[Prompt]: Write out the material exactly, with the pictures left out.

[Supplied information]:
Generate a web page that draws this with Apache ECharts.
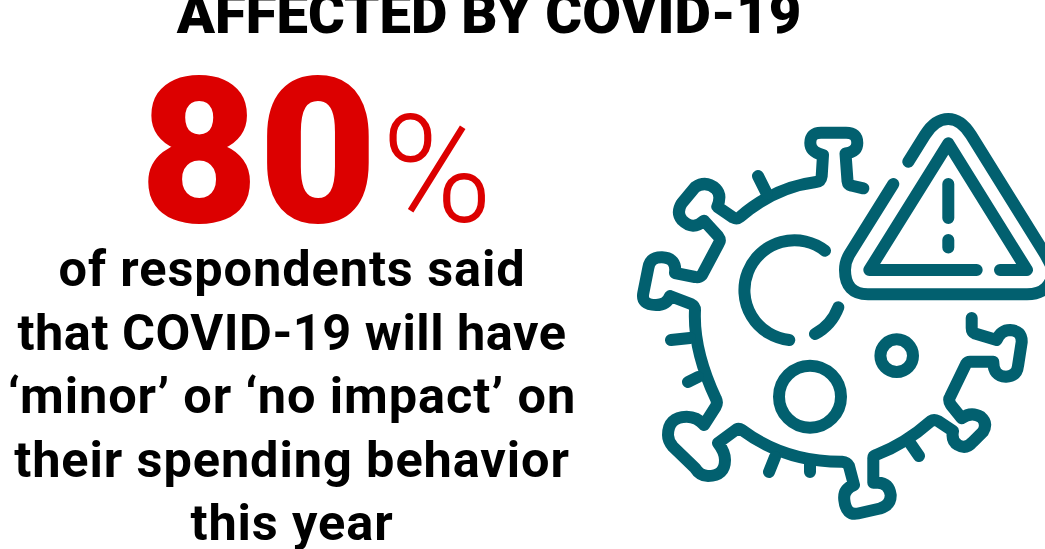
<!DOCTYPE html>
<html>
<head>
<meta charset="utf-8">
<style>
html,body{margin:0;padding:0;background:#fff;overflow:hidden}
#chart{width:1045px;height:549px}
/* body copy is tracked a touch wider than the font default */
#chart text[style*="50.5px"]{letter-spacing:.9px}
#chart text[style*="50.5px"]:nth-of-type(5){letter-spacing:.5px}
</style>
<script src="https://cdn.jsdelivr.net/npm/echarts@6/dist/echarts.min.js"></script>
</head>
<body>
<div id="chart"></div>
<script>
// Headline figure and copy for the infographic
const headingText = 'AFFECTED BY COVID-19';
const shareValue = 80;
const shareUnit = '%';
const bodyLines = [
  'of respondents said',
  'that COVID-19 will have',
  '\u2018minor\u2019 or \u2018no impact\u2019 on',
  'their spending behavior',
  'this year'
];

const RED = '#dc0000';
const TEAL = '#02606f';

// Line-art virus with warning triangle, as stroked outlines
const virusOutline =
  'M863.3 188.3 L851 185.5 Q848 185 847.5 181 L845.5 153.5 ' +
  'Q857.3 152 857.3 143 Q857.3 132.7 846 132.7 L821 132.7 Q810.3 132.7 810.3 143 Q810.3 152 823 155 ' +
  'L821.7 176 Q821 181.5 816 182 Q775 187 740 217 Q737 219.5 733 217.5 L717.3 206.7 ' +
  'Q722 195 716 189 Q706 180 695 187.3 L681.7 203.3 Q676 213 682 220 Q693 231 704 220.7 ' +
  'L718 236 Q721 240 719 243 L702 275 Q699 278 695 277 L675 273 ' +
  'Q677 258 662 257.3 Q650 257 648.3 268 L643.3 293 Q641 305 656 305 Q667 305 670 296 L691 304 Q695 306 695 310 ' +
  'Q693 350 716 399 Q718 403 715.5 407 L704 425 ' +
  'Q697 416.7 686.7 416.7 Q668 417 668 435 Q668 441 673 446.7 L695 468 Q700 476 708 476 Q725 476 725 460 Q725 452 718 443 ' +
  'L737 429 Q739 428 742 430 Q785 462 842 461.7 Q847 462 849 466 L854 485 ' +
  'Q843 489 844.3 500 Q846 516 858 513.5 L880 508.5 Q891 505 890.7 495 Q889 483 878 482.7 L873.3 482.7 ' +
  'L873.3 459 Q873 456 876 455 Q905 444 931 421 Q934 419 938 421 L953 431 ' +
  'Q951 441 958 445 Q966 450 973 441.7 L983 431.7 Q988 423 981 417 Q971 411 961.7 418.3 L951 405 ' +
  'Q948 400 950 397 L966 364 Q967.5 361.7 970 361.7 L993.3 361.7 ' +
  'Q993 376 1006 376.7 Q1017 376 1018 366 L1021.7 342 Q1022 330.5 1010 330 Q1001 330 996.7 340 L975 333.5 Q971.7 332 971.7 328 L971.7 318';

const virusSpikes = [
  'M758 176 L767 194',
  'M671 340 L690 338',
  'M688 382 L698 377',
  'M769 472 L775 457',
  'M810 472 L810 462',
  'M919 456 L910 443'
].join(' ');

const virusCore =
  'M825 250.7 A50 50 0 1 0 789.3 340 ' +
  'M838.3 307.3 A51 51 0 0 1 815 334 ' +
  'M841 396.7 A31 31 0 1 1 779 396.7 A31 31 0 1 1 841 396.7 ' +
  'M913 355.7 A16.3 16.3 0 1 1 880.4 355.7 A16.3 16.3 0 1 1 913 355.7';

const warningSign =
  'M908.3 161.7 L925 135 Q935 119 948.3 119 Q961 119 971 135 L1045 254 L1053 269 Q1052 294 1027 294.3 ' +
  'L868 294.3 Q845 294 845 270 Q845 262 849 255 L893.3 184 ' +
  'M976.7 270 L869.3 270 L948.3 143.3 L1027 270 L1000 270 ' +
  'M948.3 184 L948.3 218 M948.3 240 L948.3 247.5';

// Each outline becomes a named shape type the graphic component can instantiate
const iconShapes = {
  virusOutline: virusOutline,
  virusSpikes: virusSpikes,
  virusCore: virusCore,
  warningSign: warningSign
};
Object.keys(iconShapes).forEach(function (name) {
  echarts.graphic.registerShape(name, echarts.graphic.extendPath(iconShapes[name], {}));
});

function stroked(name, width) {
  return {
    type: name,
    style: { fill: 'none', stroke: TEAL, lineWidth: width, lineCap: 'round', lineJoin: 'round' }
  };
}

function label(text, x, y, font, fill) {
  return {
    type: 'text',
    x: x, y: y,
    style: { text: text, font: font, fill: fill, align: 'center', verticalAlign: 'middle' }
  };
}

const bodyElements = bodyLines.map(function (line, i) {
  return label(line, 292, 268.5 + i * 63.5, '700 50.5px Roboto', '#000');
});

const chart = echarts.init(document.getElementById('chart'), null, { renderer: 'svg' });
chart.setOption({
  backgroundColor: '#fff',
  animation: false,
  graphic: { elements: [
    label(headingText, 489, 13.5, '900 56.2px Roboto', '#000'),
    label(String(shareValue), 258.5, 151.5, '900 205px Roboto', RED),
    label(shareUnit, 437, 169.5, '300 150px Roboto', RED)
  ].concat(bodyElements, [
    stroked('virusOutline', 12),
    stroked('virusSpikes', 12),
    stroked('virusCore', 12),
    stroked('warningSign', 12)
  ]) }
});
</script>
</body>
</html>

[Answer in full]:
Generate a web page that draws this with Apache ECharts.
<!DOCTYPE html>
<html>
<head>
<meta charset="utf-8">
<style>
html,body{margin:0;padding:0;background:#fff;overflow:hidden}
#chart{width:1045px;height:549px}
/* body copy is tracked a touch wider than the font default */
#chart text[style*="50.5px"]{letter-spacing:.9px}
#chart text[style*="50.5px"]:nth-of-type(5){letter-spacing:.5px}
</style>
<script src="https://cdn.jsdelivr.net/npm/echarts@6/dist/echarts.min.js"></script>
</head>
<body>
<div id="chart"></div>
<script>
// Headline figure and copy for the infographic
const headingText = 'AFFECTED BY COVID-19';
const shareValue = 80;
const shareUnit = '%';
const bodyLines = [
  'of respondents said',
  'that COVID-19 will have',
  '\u2018minor\u2019 or \u2018no impact\u2019 on',
  'their spending behavior',
  'this year'
];

const RED = '#dc0000';
const TEAL = '#02606f';

// Line-art virus with warning triangle, as stroked outlines
const virusOutline =
  'M863.3 188.3 L851 185.5 Q848 185 847.5 181 L845.5 153.5 ' +
  'Q857.3 152 857.3 143 Q857.3 132.7 846 132.7 L821 132.7 Q810.3 132.7 810.3 143 Q810.3 152 823 155 ' +
  'L821.7 176 Q821 181.5 816 182 Q775 187 740 217 Q737 219.5 733 217.5 L717.3 206.7 ' +
  'Q722 195 716 189 Q706 180 695 187.3 L681.7 203.3 Q676 213 682 220 Q693 231 704 220.7 ' +
  'L718 236 Q721 240 719 243 L702 275 Q699 278 695 277 L675 273 ' +
  'Q677 258 662 257.3 Q650 257 648.3 268 L643.3 293 Q641 305 656 305 Q667 305 670 296 L691 304 Q695 306 695 310 ' +
  'Q693 350 716 399 Q718 403 715.5 407 L704 425 ' +
  'Q697 416.7 686.7 416.7 Q668 417 668 435 Q668 441 673 446.7 L695 468 Q700 476 708 476 Q725 476 725 460 Q725 452 718 443 ' +
  'L737 429 Q739 428 742 430 Q785 462 842 461.7 Q847 462 849 466 L854 485 ' +
  'Q843 489 844.3 500 Q846 516 858 513.5 L880 508.5 Q891 505 890.7 495 Q889 483 878 482.7 L873.3 482.7 ' +
  'L873.3 459 Q873 456 876 455 Q905 444 931 421 Q934 419 938 421 L953 431 ' +
  'Q951 441 958 445 Q966 450 973 441.7 L983 431.7 Q988 423 981 417 Q971 411 961.7 418.3 L951 405 ' +
  'Q948 400 950 397 L966 364 Q967.5 361.7 970 361.7 L993.3 361.7 ' +
  'Q993 376 1006 376.7 Q1017 376 1018 366 L1021.7 342 Q1022 330.5 1010 330 Q1001 330 996.7 340 L975 333.5 Q971.7 332 971.7 328 L971.7 318';

const virusSpikes = [
  'M758 176 L767 194',
  'M671 340 L690 338',
  'M688 382 L698 377',
  'M769 472 L775 457',
  'M810 472 L810 462',
  'M919 456 L910 443'
].join(' ');

const virusCore =
  'M825 250.7 A50 50 0 1 0 789.3 340 ' +
  'M838.3 307.3 A51 51 0 0 1 815 334 ' +
  'M841 396.7 A31 31 0 1 1 779 396.7 A31 31 0 1 1 841 396.7 ' +
  'M913 355.7 A16.3 16.3 0 1 1 880.4 355.7 A16.3 16.3 0 1 1 913 355.7';

const warningSign =
  'M908.3 161.7 L925 135 Q935 119 948.3 119 Q961 119 971 135 L1045 254 L1053 269 Q1052 294 1027 294.3 ' +
  'L868 294.3 Q845 294 845 270 Q845 262 849 255 L893.3 184 ' +
  'M976.7 270 L869.3 270 L948.3 143.3 L1027 270 L1000 270 ' +
  'M948.3 184 L948.3 218 M948.3 240 L948.3 247.5';

// Each outline becomes a named shape type the graphic component can instantiate
const iconShapes = {
  virusOutline: virusOutline,
  virusSpikes: virusSpikes,
  virusCore: virusCore,
  warningSign: warningSign
};
Object.keys(iconShapes).forEach(function (name) {
  echarts.graphic.registerShape(name, echarts.graphic.extendPath(iconShapes[name], {}));
});

function stroked(name, width) {
  return {
    type: name,
    style: { fill: 'none', stroke: TEAL, lineWidth: width, lineCap: 'round', lineJoin: 'round' }
  };
}

function label(text, x, y, font, fill) {
  return {
    type: 'text',
    x: x, y: y,
    style: { text: text, font: font, fill: fill, align: 'center', verticalAlign: 'middle' }
  };
}

const bodyElements = bodyLines.map(function (line, i) {
  return label(line, 292, 268.5 + i * 63.5, '700 50.5px Roboto', '#000');
});

const chart = echarts.init(document.getElementById('chart'), null, { renderer: 'svg' });
chart.setOption({
  backgroundColor: '#fff',
  animation: false,
  graphic: { elements: [
    label(headingText, 489, 13.5, '900 56.2px Roboto', '#000'),
    label(String(shareValue), 258.5, 151.5, '900 205px Roboto', RED),
    label(shareUnit, 437, 169.5, '300 150px Roboto', RED)
  ].concat(bodyElements, [
    stroked('virusOutline', 12),
    stroked('virusSpikes', 12),
    stroked('virusCore', 12),
    stroked('warningSign', 12)
  ]) }
});
</script>
</body>
</html>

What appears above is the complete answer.